Data segment:
* BEGIN *

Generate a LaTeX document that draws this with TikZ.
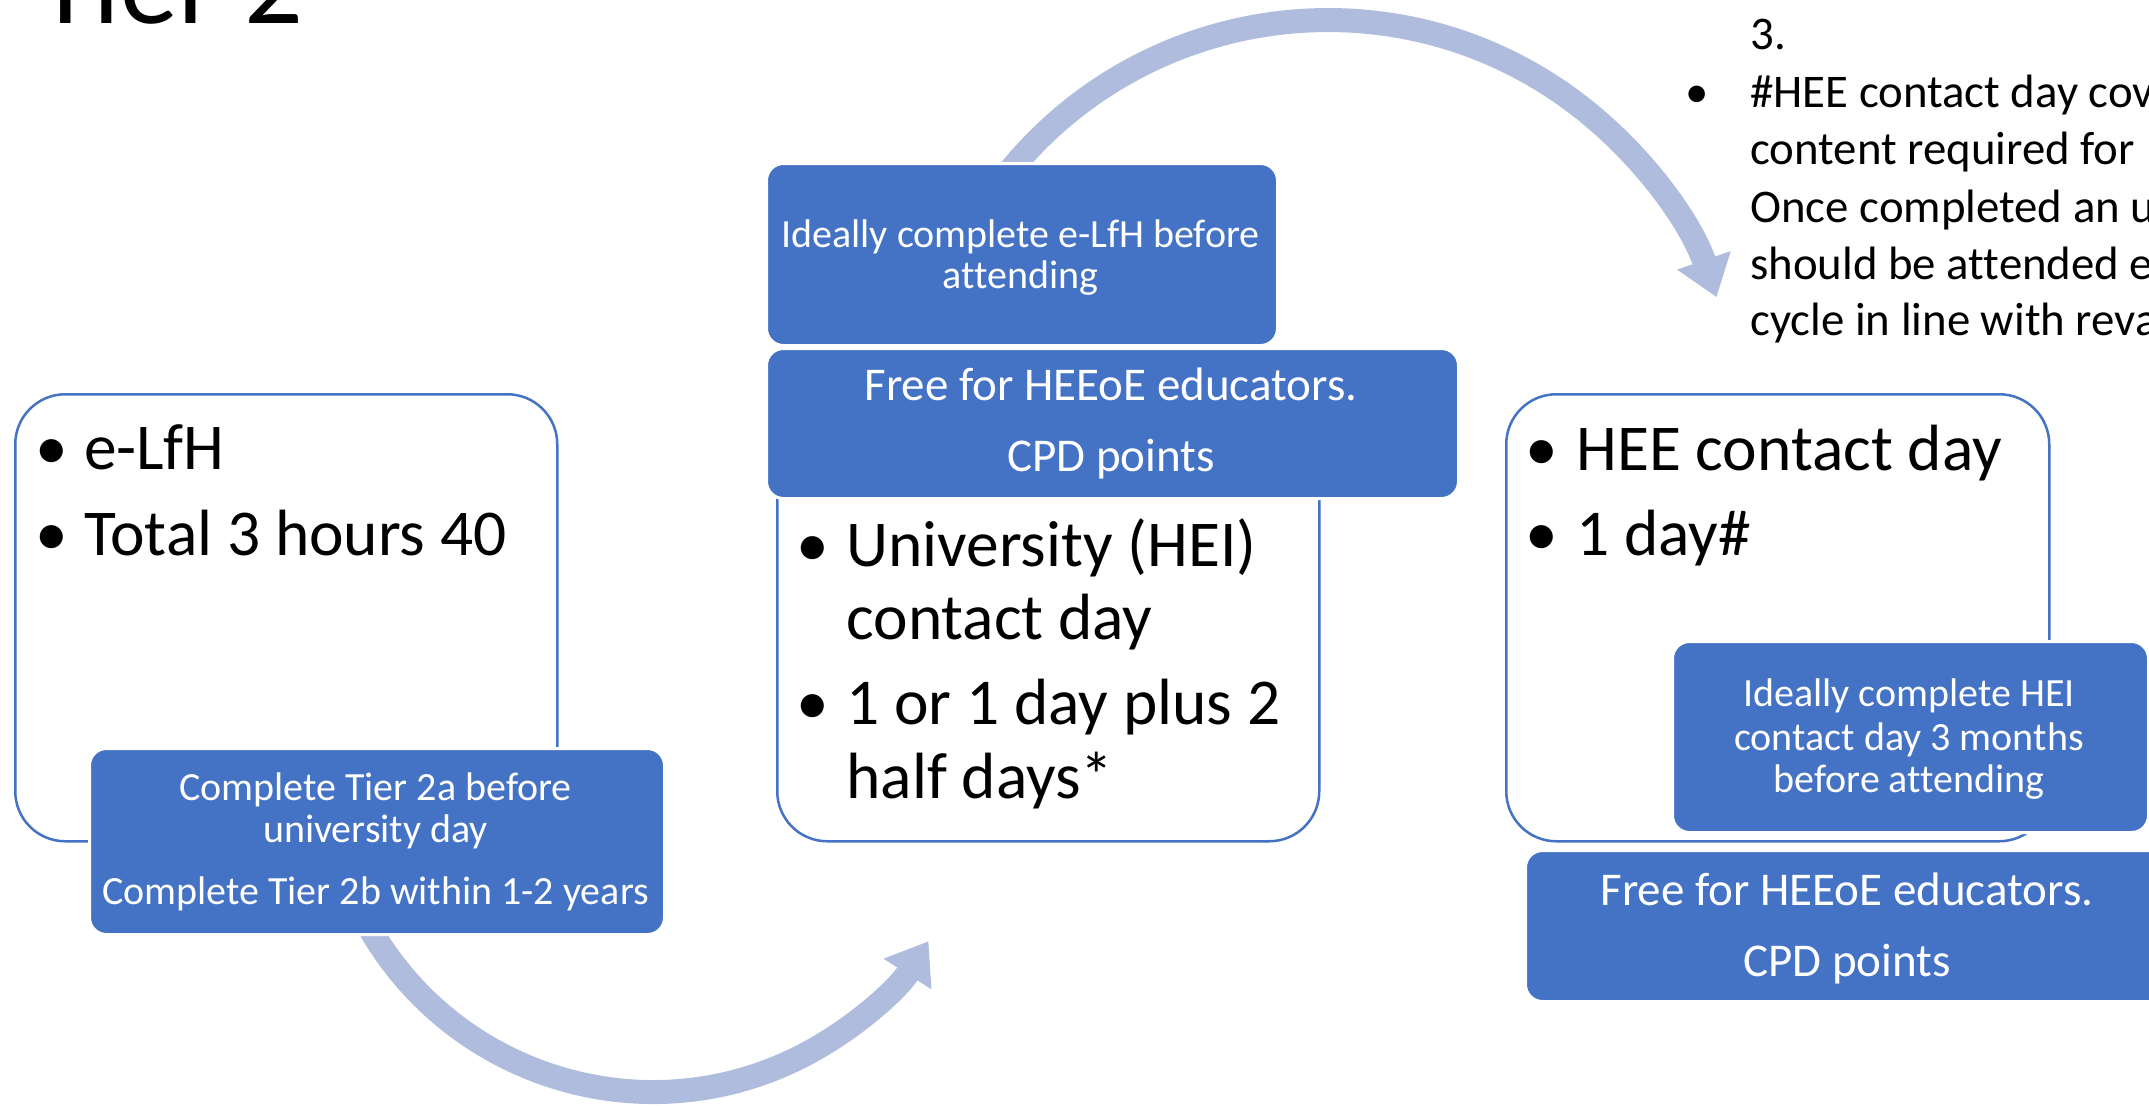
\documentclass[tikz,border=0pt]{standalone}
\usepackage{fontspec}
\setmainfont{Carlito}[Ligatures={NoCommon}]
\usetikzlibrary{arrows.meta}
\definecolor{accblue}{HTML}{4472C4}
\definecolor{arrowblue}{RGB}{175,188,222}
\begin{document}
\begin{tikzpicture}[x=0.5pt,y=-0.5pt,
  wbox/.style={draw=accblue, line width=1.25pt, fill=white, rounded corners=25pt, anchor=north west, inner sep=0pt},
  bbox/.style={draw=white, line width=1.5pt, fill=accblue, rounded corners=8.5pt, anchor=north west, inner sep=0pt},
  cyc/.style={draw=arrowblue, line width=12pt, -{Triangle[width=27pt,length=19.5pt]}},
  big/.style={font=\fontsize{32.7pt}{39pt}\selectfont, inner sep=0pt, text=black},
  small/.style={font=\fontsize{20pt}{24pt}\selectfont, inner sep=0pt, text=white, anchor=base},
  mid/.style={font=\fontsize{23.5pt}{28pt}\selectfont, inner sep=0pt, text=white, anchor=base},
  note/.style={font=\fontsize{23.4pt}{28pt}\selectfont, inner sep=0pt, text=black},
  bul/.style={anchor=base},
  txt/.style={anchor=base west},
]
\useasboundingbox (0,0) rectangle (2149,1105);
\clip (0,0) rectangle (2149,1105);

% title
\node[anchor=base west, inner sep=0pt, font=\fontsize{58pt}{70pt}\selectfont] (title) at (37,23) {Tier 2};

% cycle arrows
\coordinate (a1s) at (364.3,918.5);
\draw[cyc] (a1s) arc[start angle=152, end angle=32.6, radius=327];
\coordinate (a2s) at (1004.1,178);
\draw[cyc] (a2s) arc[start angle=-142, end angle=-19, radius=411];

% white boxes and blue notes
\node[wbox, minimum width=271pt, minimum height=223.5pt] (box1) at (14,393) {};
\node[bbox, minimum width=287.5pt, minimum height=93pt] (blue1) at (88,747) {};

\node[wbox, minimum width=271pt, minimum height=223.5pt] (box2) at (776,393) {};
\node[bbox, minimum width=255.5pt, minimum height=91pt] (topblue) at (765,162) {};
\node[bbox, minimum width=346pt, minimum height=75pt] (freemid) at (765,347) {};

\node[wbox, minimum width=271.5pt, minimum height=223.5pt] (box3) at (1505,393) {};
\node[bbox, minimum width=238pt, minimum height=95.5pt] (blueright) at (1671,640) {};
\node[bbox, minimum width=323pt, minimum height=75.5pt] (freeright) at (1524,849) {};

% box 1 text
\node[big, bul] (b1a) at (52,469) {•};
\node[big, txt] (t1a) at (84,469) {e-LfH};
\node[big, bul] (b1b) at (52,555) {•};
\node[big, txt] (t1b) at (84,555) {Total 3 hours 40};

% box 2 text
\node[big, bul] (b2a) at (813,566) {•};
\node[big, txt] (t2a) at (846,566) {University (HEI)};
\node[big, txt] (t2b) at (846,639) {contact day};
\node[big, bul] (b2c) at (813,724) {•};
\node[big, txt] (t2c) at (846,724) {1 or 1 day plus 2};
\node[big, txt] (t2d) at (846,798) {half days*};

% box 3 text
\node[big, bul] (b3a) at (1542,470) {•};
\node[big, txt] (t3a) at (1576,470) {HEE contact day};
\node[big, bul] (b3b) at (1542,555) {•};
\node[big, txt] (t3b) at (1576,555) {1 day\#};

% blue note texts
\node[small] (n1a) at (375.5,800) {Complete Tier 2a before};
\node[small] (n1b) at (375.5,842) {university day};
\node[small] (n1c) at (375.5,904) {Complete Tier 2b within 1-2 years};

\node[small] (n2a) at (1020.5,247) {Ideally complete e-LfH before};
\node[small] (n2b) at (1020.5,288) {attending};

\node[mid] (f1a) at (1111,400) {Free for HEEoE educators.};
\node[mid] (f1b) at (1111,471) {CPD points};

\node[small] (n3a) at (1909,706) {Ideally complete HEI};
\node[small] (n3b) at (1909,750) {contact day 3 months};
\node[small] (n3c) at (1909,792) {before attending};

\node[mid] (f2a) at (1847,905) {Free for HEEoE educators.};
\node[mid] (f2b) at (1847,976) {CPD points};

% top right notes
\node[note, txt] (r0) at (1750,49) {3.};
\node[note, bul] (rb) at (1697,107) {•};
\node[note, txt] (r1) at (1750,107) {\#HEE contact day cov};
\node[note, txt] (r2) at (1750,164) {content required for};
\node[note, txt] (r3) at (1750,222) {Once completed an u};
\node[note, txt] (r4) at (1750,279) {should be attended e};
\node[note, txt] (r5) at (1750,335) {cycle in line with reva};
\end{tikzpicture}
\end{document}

* END *

What is expected: Quote, exactly and only, the lines from the first line of the data above through the line containing "minimum width=346pt, minimum". The pictures do not belong in it.

Complete answer:
Generate a LaTeX document that draws this with TikZ.
\documentclass[tikz,border=0pt]{standalone}
\usepackage{fontspec}
\setmainfont{Carlito}[Ligatures={NoCommon}]
\usetikzlibrary{arrows.meta}
\definecolor{accblue}{HTML}{4472C4}
\definecolor{arrowblue}{RGB}{175,188,222}
\begin{document}
\begin{tikzpicture}[x=0.5pt,y=-0.5pt,
  wbox/.style={draw=accblue, line width=1.25pt, fill=white, rounded corners=25pt, anchor=north west, inner sep=0pt},
  bbox/.style={draw=white, line width=1.5pt, fill=accblue, rounded corners=8.5pt, anchor=north west, inner sep=0pt},
  cyc/.style={draw=arrowblue, line width=12pt, -{Triangle[width=27pt,length=19.5pt]}},
  big/.style={font=\fontsize{32.7pt}{39pt}\selectfont, inner sep=0pt, text=black},
  small/.style={font=\fontsize{20pt}{24pt}\selectfont, inner sep=0pt, text=white, anchor=base},
  mid/.style={font=\fontsize{23.5pt}{28pt}\selectfont, inner sep=0pt, text=white, anchor=base},
  note/.style={font=\fontsize{23.4pt}{28pt}\selectfont, inner sep=0pt, text=black},
  bul/.style={anchor=base},
  txt/.style={anchor=base west},
]
\useasboundingbox (0,0) rectangle (2149,1105);
\clip (0,0) rectangle (2149,1105);

% title
\node[anchor=base west, inner sep=0pt, font=\fontsize{58pt}{70pt}\selectfont] (title) at (37,23) {Tier 2};

% cycle arrows
\coordinate (a1s) at (364.3,918.5);
\draw[cyc] (a1s) arc[start angle=152, end angle=32.6, radius=327];
\coordinate (a2s) at (1004.1,178);
\draw[cyc] (a2s) arc[start angle=-142, end angle=-19, radius=411];

% white boxes and blue notes
\node[wbox, minimum width=271pt, minimum height=223.5pt] (box1) at (14,393) {};
\node[bbox, minimum width=287.5pt, minimum height=93pt] (blue1) at (88,747) {};

\node[wbox, minimum width=271pt, minimum height=223.5pt] (box2) at (776,393) {};
\node[bbox, minimum width=255.5pt, minimum height=91pt] (topblue) at (765,162) {};
\node[bbox, minimum width=346pt, minimum height=75pt] (freemid) at (765,347) {};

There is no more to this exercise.